Clearwire says it is evaluating its Long Term Evolution 4G network plans, to align spending with expected revenue, and “may elect to delay a portion of our deployment schedule accordingly.”

In one sense, that is not helpful to Clearwire at a time when other mobile service providers are building their LTE networks as fast as they can. On the other hand, helpful or not, Clearwire cannot afford to spend more capital than it has access to, even if it would prefer to build faster.

Clearwire has said it will begin building the LTE network early in 2013 and have 5,000 LTE sites up by middle of 2013.

Clearwire had $1.2 billion in cash at the end of the second quarter and, based on its needs, had enough cash for “at least” the next 12 months. The company, which holds a large chunk of wireless airwave licenses, also has said it could sell assets to raise cash.

As a practical matter, Clearwire might ultimately wind up functioning as a “spot supplier” of additional LTE capacity in markets with heavy usage, rather than as a complete national network using only its own facilities.

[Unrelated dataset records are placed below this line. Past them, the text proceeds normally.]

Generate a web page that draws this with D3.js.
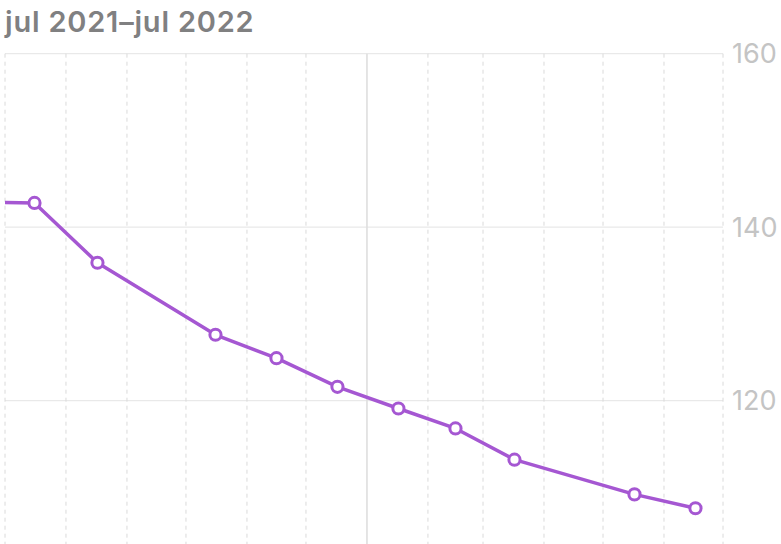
<!DOCTYPE html>
<html>
<head>
<meta charset="utf-8">
<script src="https://cdn.jsdelivr.net/npm/d3@7"></script>
<style>
  html, body { margin: 0; padding: 0; background: #ffffff; }
  svg { display: block; }
</style>
</head>
<body>
<svg id="chart" width="781" height="544"></svg>
<script>
const title = "jul 2021–jul 2022";
const dates = ["2021-06-16","2021-07-16","2021-08-17","2021-10-16","2021-11-16","2021-12-17","2022-01-17","2022-02-15","2022-03-17","2022-05-17","2022-06-17"];
const values = [142.9, 142.8, 135.9, 127.6, 124.9, 121.6, 119.1, 116.8, 113.2, 109.2, 107.6];
const yTicks = [120, 140, 160];
const domainStart = "2021-07-01";
const domainEnd = "2022-07-01";
const yDomain = [103.48, 160];

(function () {
const W = 781, H = 544;
const mLeft = 5, mRight = 723, mTop = 53.7, mBottom = 544;
const parse = d3.utcParse("%Y-%m-%d");
const data = dates.map((d, i) => ({ date: parse(d), value: values[i] }));

const svg = d3.select("#chart");
const x = d3.scaleUtc().domain([parse(domainStart), parse(domainEnd)]).range([mLeft, mRight]);
const y = d3.scaleLinear().domain(yDomain).range([mBottom, mTop]);

// Title
svg.append("text")
  .attr("x", 5).attr("y", 32)
  .attr("font-family", "Inter, 'Open Sans', sans-serif")
  .attr("font-size", 29)
  .attr("font-weight", 600)
  .attr("letter-spacing", 0.8)
  .attr("fill", "#808081")
  .text(title);

// Horizontal gridlines
svg.append("g").selectAll("line").data(yTicks).join("line")
  .attr("x1", mLeft).attr("x2", mRight)
  .attr("y1", d => y(d)).attr("y2", d => y(d))
  .attr("stroke", "#e9e9e9").attr("stroke-width", 1.2);

// Vertical month lines
const months = d3.utcMonth.range(parse(domainStart), d3.utcDay.offset(parse(domainEnd), 1));
svg.append("g").selectAll("line").data(months).join("line")
  .attr("x1", d => x(d)).attr("x2", d => x(d))
  .attr("y1", mTop).attr("y2", mBottom)
  .attr("stroke", d => d.getUTCMonth() === 0 ? "#dedede" : "#dadada")
  .attr("stroke-width", d => d.getUTCMonth() === 0 ? 1.6 : 1)
  .attr("stroke-dasharray", d => d.getUTCMonth() === 0 ? null : "4,4");

// Y labels on the right
svg.append("g").selectAll("text").data(yTicks).join("text")
  .attr("x", 732).attr("y", d => y(d))
  .attr("dy", "0.36em")
  .attr("font-family", "Inter, 'Open Sans', sans-serif")
  .attr("font-size", 27)
  .attr("fill", "#c4c4c4")
  .text(d => d);

// Clip
svg.append("clipPath").attr("id", "clip")
  .append("rect").attr("x", mLeft).attr("y", 0).attr("width", W - mLeft).attr("height", H);

const purple = "#a557d2";
const line = d3.line().x(d => x(d.date)).y(d => y(d.value));
const g = svg.append("g").attr("clip-path", "url(#clip)");
g.append("path").datum(data)
  .attr("d", line)
  .attr("fill", "none")
  .attr("stroke", purple)
  .attr("stroke-width", 3.5)
  .attr("stroke-linejoin", "round");
g.selectAll("circle").data(data).join("circle")
  .attr("cx", d => x(d.date)).attr("cy", d => y(d.value))
  .attr("r", 5.6)
  .attr("fill", "#ffffff")
  .attr("stroke", purple)
  .attr("stroke-width", 3);
})();
</script>
</body>
</html>
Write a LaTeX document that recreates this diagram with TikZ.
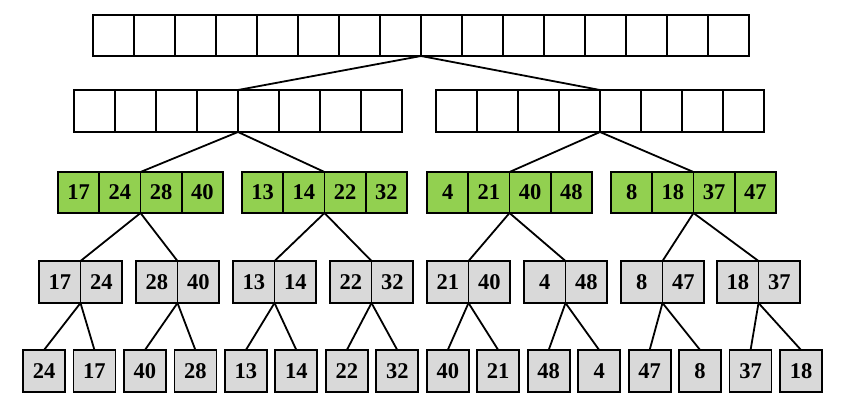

That would not be an unusual pattern in the industry, where virtually no networks have network everywhere. Such a plan also would better match the capital Clearwire seems to have available.

Uncertainty, in the form of potential customers possibly wanting to wait, if possible, until the outcome of the T-Mobile USA and MetroPCS merger is clear, could be a factor, though. T-Mobile USA has said it would be more active in the wholesale market. So it would not be surprising for potential wholesale partners to want further detail before signing on with Clearwire.